- **TASK BRIEF**
Restate, exactly and without pictures, the lines from the start of the listing below through the line holding "const step = 0.25;".
-- Begin --
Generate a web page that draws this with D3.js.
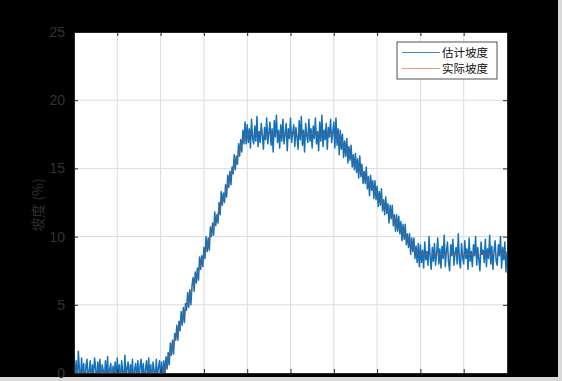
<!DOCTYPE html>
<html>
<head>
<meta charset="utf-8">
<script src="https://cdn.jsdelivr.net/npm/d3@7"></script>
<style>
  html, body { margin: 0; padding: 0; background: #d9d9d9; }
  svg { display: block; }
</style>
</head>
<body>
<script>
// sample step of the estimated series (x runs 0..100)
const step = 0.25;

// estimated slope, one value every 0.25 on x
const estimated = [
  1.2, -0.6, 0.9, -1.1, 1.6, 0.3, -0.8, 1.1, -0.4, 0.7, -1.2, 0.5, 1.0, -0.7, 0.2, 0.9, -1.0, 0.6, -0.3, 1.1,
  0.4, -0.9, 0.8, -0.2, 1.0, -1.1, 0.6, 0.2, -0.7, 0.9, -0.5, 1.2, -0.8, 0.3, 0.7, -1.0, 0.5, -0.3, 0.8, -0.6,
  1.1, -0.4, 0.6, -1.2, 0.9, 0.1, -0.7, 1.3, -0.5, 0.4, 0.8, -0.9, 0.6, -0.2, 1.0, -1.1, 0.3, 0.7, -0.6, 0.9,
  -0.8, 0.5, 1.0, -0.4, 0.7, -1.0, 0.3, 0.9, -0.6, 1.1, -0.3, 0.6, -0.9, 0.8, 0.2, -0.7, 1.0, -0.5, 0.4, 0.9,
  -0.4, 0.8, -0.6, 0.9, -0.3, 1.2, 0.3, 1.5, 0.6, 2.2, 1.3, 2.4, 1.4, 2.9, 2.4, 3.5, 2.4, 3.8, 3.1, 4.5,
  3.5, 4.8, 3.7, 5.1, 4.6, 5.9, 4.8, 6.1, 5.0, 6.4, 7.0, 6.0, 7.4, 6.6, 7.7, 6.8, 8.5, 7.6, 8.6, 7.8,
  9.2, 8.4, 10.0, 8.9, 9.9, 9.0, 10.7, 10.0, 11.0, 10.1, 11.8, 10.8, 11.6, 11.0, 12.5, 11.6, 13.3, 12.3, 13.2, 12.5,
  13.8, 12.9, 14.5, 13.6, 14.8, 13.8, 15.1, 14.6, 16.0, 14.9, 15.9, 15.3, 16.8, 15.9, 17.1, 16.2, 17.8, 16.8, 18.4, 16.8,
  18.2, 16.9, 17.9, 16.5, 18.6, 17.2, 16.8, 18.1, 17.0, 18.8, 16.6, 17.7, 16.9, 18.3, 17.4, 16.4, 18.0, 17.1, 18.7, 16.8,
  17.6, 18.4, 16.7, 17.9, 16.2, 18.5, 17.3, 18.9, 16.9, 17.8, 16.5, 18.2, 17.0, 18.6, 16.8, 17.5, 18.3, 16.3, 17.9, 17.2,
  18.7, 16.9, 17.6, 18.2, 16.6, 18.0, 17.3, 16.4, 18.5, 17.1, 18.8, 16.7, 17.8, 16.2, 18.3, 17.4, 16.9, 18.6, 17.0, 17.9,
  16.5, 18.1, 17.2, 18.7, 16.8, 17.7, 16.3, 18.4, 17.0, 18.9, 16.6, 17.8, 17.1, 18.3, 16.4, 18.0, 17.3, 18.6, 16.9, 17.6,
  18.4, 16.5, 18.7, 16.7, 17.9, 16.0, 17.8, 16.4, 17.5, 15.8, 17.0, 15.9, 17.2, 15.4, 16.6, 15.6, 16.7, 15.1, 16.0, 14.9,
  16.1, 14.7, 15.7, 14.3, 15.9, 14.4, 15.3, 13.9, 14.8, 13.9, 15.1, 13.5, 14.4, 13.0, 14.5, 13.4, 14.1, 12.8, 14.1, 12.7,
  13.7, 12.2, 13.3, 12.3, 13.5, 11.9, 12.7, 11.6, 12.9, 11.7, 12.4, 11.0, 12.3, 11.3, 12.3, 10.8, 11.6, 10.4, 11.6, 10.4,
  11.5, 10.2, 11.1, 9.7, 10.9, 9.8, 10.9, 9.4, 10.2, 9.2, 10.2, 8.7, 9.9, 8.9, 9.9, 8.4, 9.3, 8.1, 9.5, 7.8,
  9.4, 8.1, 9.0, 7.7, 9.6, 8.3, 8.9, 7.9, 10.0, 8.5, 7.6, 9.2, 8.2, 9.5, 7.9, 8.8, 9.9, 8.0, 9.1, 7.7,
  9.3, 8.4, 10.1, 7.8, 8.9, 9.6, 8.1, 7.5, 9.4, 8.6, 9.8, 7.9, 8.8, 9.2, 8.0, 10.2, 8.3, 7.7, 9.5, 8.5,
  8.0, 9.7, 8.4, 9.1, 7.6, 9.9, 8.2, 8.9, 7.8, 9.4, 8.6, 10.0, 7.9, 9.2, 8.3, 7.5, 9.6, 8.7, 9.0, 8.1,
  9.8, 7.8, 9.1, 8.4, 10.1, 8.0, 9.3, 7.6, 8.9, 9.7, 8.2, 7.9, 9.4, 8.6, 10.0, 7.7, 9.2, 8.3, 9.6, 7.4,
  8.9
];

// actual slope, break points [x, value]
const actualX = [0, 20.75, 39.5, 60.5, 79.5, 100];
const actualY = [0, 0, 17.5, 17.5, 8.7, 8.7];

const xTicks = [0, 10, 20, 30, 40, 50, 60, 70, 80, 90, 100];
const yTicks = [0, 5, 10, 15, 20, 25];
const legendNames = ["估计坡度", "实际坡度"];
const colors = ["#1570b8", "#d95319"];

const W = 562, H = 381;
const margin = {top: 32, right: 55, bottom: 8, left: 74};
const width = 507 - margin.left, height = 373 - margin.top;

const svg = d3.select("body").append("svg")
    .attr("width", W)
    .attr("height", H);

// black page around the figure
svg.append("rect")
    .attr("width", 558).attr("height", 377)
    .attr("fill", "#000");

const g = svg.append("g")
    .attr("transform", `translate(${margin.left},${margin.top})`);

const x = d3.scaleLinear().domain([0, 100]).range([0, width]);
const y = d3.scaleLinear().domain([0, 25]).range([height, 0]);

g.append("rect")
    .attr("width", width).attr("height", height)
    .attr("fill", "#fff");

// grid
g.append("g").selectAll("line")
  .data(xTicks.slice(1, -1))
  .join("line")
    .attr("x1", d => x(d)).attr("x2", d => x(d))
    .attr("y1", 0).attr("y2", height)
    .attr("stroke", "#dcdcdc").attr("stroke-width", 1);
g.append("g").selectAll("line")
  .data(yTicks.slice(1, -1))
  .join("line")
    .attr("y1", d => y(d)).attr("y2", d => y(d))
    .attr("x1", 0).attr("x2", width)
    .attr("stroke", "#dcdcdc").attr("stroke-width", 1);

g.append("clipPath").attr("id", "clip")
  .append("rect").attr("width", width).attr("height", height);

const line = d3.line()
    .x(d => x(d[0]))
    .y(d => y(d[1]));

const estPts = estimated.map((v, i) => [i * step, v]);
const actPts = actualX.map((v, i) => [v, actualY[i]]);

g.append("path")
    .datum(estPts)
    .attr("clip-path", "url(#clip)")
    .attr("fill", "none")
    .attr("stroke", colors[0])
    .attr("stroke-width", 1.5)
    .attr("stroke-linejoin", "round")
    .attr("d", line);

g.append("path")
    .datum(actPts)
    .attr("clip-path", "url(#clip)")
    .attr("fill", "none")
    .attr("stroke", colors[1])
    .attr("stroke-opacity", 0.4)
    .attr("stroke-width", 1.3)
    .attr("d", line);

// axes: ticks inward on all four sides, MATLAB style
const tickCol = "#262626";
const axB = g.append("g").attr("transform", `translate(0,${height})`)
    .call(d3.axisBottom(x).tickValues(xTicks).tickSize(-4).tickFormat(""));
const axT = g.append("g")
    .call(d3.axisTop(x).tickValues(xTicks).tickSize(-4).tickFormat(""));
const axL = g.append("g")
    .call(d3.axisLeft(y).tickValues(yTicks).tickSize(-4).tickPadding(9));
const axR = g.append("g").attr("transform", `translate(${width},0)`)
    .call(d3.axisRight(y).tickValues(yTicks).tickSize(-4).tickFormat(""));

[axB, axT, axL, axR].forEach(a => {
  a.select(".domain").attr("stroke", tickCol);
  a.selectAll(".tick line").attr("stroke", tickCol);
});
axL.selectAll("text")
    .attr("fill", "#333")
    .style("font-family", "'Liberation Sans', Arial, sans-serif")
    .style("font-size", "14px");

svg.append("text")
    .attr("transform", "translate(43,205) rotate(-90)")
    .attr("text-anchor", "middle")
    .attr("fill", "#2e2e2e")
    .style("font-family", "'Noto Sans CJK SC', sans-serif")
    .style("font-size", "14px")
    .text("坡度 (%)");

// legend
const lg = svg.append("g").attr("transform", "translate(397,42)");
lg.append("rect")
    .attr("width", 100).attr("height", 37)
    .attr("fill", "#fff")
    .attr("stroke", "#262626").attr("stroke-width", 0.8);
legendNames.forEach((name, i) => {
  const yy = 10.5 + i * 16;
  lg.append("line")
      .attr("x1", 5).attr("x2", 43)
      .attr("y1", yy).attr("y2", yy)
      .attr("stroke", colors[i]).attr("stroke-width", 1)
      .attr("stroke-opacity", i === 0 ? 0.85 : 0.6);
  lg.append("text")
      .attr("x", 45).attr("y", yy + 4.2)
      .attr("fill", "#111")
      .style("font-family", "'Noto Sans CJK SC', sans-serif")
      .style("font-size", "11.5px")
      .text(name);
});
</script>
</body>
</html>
-- End --
- **ANSWER IN FULL**
Generate a web page that draws this with D3.js.
<!DOCTYPE html>
<html>
<head>
<meta charset="utf-8">
<script src="https://cdn.jsdelivr.net/npm/d3@7"></script>
<style>
  html, body { margin: 0; padding: 0; background: #d9d9d9; }
  svg { display: block; }
</style>
</head>
<body>
<script>
// sample step of the estimated series (x runs 0..100)
const step = 0.25;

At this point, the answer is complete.